» MATERIAL TO PROCESS:
---

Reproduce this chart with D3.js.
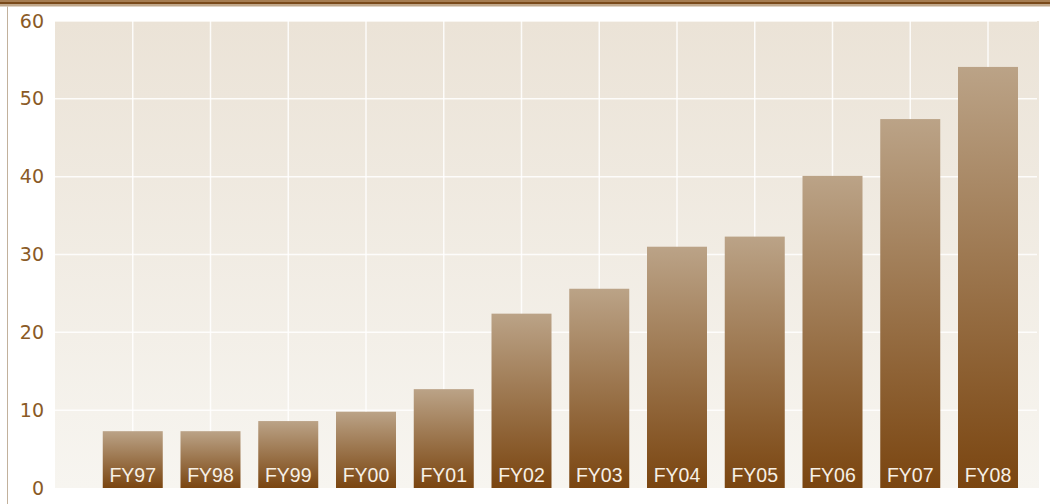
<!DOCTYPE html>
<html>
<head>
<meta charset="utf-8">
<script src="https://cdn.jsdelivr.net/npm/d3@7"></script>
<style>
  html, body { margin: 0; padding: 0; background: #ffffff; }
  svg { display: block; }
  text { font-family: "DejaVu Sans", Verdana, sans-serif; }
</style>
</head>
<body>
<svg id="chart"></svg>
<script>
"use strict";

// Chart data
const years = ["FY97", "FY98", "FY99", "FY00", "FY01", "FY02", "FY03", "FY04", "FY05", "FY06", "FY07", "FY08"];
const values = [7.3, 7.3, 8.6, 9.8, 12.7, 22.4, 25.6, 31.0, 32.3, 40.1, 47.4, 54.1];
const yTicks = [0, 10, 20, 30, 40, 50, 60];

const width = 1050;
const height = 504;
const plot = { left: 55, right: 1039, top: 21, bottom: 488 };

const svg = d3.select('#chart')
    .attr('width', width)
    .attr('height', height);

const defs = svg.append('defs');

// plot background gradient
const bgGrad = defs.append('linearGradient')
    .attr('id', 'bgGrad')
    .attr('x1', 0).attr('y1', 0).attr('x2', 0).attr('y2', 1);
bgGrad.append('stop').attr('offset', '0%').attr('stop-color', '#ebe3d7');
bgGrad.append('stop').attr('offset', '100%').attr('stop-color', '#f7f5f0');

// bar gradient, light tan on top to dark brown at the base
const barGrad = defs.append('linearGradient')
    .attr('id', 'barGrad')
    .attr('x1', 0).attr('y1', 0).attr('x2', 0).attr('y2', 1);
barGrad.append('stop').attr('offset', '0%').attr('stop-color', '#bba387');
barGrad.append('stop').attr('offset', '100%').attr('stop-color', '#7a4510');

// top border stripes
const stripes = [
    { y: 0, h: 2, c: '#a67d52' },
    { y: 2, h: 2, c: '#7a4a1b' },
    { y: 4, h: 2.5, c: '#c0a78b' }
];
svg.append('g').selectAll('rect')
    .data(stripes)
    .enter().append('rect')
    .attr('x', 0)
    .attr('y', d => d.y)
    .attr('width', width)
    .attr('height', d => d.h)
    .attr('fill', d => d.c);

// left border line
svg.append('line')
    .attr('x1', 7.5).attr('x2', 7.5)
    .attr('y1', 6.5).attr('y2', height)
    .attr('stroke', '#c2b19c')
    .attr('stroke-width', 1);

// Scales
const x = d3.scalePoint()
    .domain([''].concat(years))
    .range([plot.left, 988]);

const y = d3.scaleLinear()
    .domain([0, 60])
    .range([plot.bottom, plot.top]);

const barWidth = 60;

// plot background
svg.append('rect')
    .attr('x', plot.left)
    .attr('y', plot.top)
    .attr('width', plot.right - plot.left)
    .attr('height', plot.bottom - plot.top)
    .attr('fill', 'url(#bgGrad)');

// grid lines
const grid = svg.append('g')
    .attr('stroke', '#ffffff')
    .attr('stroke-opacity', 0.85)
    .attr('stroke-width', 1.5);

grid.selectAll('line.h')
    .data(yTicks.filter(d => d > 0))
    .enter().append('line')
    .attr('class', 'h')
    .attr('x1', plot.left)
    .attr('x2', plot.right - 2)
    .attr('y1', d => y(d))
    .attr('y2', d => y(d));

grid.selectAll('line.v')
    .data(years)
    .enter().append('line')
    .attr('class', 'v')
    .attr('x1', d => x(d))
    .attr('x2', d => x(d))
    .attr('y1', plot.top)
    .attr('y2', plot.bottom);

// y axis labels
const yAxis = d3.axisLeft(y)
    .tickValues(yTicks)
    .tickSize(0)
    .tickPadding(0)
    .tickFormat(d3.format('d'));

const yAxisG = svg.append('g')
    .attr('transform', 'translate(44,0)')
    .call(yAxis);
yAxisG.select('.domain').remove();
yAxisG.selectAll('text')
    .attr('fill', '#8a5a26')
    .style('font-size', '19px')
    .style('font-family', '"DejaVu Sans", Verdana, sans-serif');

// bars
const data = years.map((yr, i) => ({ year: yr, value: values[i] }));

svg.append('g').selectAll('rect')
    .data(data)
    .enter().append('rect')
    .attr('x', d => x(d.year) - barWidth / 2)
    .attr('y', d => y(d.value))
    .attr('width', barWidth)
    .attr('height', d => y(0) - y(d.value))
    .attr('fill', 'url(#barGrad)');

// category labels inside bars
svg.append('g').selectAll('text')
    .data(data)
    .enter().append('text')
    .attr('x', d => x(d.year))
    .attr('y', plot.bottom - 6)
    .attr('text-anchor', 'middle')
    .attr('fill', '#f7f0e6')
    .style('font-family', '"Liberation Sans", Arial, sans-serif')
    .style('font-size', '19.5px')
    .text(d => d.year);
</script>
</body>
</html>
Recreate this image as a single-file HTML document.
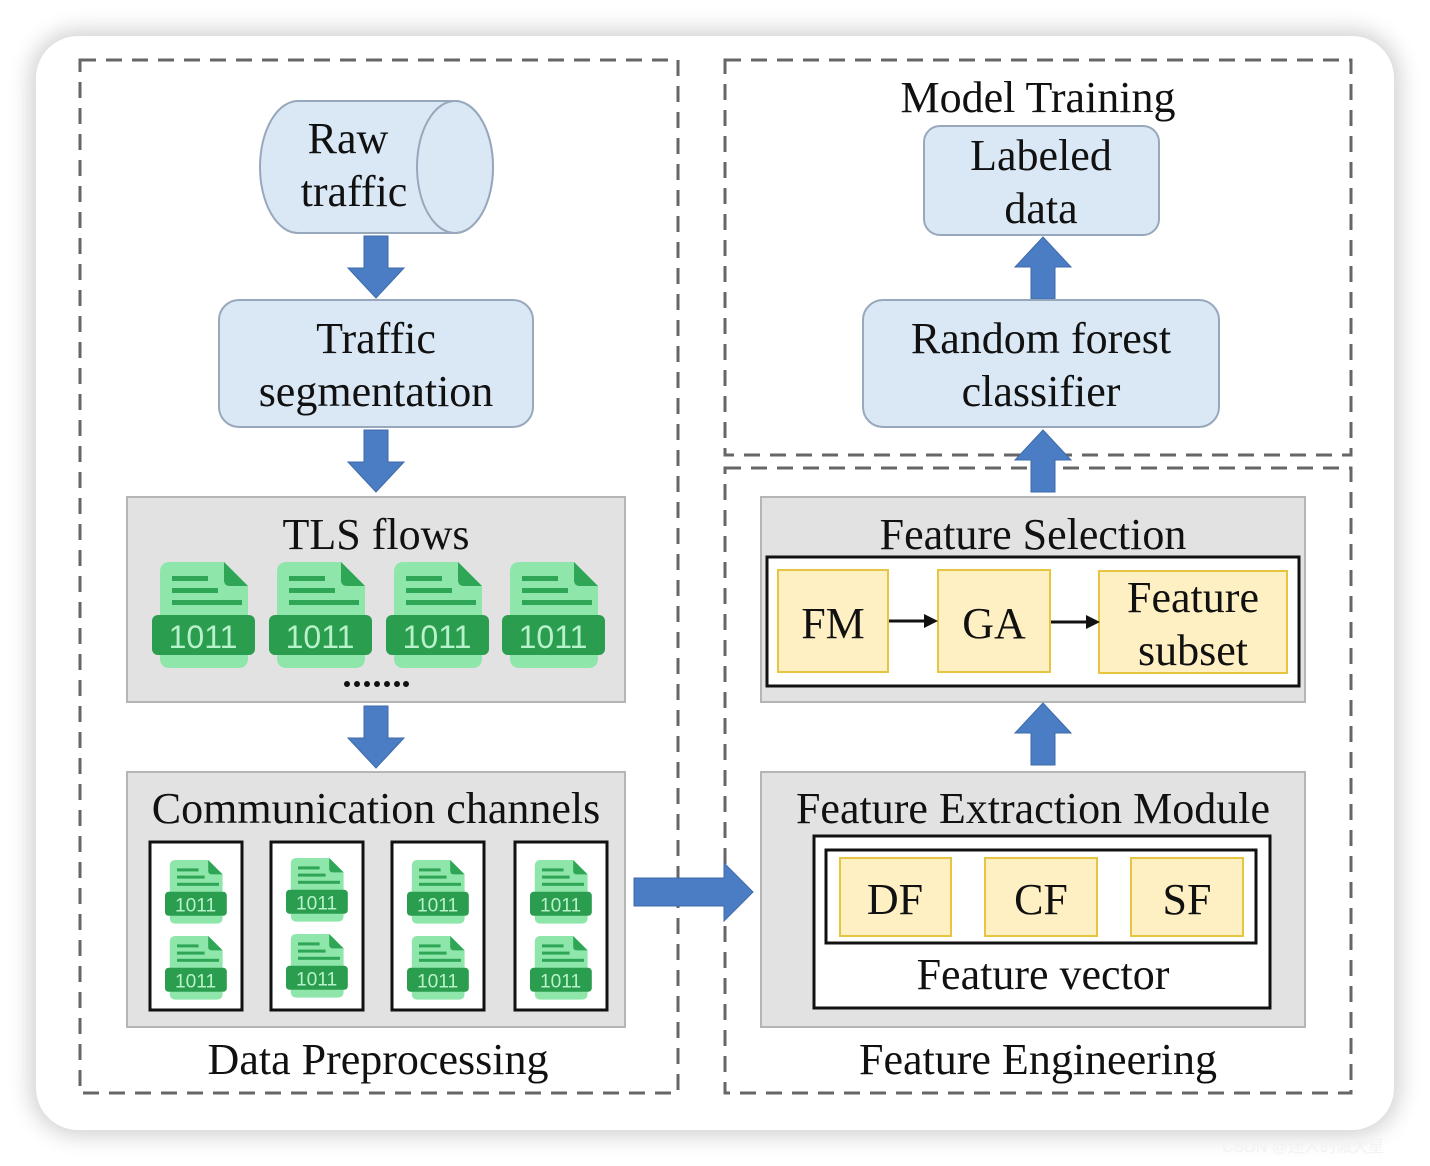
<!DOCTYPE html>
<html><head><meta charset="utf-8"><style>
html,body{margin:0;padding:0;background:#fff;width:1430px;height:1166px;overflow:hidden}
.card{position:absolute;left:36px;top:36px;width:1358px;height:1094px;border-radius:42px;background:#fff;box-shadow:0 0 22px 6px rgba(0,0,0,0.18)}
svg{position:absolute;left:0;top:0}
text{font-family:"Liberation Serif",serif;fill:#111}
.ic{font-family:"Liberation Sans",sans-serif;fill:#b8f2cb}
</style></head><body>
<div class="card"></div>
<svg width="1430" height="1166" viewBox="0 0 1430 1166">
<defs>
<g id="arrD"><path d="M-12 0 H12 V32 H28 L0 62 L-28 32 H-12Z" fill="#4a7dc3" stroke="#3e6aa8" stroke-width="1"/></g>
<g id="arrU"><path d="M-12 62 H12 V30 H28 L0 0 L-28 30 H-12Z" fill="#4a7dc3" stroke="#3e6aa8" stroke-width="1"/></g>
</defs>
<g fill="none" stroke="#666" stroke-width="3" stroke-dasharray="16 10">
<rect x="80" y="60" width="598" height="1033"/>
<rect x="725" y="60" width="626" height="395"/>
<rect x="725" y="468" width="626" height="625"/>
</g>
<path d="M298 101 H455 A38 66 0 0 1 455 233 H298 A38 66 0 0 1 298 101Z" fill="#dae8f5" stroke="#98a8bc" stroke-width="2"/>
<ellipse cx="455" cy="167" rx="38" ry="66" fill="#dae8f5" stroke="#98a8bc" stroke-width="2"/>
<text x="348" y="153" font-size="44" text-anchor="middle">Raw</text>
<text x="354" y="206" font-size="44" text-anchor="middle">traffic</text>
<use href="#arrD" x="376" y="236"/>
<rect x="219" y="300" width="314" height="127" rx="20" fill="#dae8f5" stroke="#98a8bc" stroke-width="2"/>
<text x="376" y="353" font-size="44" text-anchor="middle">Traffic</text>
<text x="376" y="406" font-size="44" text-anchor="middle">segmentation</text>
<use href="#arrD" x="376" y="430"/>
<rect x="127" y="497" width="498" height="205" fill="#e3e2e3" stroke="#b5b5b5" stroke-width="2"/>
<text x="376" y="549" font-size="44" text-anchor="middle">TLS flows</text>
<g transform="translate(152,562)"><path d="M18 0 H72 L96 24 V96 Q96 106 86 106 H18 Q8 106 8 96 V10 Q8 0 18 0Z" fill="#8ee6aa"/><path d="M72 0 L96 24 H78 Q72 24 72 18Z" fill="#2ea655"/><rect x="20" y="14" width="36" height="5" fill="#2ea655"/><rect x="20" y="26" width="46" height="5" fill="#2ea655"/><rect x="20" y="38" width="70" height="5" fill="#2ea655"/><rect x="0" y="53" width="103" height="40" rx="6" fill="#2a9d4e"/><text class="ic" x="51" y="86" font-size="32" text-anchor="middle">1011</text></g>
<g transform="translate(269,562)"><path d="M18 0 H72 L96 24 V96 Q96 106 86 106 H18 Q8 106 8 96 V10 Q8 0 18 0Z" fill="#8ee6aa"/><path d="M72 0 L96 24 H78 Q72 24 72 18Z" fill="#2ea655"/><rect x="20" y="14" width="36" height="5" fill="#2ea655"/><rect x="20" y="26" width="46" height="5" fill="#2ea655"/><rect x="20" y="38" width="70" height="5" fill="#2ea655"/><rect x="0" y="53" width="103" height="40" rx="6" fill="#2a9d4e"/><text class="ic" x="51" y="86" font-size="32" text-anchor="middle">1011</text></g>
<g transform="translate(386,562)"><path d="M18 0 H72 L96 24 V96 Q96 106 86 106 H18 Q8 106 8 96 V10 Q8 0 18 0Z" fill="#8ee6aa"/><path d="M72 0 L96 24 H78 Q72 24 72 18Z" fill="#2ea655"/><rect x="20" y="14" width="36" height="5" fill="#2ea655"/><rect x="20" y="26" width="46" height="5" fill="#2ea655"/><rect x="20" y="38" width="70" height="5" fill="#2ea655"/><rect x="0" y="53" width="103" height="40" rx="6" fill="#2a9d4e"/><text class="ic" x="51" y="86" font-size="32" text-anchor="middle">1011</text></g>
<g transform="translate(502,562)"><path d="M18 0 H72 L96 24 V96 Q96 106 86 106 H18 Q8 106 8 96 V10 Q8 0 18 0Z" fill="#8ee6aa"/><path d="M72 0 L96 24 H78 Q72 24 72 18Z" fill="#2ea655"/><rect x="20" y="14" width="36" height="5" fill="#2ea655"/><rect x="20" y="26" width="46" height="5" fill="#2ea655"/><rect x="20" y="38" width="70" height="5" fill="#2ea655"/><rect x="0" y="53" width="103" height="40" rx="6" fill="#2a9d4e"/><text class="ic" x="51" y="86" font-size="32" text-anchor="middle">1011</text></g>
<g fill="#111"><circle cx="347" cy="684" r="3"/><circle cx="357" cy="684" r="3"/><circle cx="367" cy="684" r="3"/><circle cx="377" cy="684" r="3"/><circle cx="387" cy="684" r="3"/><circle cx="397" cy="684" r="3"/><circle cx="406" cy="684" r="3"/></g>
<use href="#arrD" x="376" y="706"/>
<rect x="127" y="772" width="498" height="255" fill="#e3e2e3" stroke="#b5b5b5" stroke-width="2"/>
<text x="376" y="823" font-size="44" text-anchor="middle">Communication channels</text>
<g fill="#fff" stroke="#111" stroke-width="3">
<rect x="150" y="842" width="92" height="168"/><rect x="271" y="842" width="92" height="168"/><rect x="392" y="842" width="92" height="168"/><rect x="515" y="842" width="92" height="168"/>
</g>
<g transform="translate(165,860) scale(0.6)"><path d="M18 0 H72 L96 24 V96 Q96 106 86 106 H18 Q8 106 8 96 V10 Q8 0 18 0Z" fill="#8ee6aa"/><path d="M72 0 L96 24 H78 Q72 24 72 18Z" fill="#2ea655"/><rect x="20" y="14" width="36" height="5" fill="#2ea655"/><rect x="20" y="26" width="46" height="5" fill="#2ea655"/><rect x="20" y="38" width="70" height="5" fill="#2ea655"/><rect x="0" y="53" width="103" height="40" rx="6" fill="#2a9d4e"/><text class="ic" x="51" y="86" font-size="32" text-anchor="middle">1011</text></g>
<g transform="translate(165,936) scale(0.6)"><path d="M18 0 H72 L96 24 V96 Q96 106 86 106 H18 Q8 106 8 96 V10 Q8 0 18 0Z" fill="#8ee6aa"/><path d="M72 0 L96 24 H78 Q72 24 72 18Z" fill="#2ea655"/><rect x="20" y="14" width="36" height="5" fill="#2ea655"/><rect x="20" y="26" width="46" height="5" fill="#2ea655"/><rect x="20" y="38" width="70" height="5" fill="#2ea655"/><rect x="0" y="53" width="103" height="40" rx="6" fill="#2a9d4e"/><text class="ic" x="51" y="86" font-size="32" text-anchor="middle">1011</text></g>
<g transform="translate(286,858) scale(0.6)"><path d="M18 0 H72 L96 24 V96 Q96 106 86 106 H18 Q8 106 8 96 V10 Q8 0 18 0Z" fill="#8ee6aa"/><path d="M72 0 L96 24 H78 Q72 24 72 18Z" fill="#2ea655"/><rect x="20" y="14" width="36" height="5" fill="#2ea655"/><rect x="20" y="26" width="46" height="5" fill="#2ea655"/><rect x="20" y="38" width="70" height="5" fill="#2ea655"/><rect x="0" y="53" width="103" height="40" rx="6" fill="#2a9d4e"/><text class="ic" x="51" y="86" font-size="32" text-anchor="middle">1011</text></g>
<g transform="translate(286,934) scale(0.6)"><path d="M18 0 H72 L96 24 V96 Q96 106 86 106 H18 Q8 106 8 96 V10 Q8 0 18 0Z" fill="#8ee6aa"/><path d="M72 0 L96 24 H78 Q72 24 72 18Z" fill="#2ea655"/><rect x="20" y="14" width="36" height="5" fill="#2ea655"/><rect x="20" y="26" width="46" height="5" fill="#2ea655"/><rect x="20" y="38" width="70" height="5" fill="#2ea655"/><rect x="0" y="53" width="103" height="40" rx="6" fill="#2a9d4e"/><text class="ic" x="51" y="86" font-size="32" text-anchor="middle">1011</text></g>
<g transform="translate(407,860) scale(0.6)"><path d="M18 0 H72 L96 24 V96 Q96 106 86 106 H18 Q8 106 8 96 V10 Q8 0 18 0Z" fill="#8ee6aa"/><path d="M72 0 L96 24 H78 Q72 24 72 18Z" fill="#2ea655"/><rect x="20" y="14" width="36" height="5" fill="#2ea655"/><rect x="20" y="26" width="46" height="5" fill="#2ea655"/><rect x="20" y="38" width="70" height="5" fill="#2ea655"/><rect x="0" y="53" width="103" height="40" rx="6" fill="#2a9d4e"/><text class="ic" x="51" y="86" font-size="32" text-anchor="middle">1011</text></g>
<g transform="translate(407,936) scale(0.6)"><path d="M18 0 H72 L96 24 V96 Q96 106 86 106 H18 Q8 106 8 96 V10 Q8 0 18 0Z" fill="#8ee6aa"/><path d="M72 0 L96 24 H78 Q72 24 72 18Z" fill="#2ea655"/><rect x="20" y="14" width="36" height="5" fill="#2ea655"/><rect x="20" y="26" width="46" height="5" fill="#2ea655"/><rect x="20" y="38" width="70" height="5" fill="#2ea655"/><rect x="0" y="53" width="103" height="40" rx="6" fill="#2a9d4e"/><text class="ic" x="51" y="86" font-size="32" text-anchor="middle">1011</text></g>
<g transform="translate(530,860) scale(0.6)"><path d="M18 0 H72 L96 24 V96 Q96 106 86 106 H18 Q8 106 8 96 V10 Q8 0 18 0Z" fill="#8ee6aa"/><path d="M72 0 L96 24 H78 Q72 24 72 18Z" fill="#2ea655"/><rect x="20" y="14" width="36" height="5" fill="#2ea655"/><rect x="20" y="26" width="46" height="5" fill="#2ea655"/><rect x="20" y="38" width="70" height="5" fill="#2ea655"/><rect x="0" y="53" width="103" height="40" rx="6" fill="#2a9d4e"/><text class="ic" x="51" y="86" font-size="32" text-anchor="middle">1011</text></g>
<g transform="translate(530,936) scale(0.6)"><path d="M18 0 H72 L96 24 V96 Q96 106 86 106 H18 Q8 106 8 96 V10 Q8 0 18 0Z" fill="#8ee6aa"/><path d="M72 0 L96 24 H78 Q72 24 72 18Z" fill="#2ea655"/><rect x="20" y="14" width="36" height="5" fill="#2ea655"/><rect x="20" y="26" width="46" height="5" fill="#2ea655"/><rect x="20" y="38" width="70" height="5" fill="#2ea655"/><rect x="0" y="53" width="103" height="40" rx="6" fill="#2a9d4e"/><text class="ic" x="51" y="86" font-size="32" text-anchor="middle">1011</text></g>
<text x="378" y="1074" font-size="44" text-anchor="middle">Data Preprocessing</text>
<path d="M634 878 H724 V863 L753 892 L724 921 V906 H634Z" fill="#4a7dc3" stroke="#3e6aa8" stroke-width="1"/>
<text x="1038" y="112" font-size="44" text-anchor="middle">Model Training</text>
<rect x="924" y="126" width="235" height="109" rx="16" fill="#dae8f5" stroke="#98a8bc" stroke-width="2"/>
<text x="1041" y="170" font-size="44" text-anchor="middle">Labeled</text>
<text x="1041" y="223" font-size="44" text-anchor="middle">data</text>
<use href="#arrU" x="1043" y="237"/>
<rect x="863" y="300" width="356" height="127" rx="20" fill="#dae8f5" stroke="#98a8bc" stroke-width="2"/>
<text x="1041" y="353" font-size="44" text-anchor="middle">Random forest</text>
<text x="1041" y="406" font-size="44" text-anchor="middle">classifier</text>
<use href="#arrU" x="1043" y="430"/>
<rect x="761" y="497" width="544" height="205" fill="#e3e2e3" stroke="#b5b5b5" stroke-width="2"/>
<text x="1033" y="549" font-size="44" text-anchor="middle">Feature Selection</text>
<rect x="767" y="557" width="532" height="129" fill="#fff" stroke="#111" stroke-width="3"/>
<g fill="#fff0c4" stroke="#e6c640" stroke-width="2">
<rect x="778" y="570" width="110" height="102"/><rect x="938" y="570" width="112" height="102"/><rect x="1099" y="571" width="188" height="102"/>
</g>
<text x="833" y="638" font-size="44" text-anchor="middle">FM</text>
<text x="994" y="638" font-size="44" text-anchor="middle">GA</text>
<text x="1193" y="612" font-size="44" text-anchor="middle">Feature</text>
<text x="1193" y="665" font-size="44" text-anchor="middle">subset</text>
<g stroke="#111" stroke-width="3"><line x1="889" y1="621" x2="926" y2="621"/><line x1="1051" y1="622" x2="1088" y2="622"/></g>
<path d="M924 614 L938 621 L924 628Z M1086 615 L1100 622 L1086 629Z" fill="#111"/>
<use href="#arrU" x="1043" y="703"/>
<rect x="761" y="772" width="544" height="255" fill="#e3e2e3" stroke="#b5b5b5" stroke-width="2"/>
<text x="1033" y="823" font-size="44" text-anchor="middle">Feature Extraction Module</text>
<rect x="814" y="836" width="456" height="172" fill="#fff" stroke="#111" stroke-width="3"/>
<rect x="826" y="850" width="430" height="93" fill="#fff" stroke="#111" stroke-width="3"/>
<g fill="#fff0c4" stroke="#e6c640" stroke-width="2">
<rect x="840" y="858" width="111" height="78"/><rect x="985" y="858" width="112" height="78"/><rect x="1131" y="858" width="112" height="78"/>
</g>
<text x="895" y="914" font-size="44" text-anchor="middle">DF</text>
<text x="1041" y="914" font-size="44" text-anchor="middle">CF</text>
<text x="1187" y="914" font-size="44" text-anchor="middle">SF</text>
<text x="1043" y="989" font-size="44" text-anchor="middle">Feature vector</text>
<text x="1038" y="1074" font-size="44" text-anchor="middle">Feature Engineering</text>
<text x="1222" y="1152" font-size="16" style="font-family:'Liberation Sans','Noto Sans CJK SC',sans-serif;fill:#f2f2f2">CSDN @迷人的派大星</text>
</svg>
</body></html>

---

» GIVEN REQUEST: Transcribe exactly, with no pictures, the lines running from the first line of the material through the line holding "21, bottom: 488".

» REPLY:
Reproduce this chart with D3.js.
<!DOCTYPE html>
<html>
<head>
<meta charset="utf-8">
<script src="https://cdn.jsdelivr.net/npm/d3@7"></script>
<style>
  html, body { margin: 0; padding: 0; background: #ffffff; }
  svg { display: block; }
  text { font-family: "DejaVu Sans", Verdana, sans-serif; }
</style>
</head>
<body>
<svg id="chart"></svg>
<script>
"use strict";

// Chart data
const years = ["FY97", "FY98", "FY99", "FY00", "FY01", "FY02", "FY03", "FY04", "FY05", "FY06", "FY07", "FY08"];
const values = [7.3, 7.3, 8.6, 9.8, 12.7, 22.4, 25.6, 31.0, 32.3, 40.1, 47.4, 54.1];
const yTicks = [0, 10, 20, 30, 40, 50, 60];

const width = 1050;
const height = 504;
const plot = { left: 55, right: 1039, top: 21, bottom: 488 };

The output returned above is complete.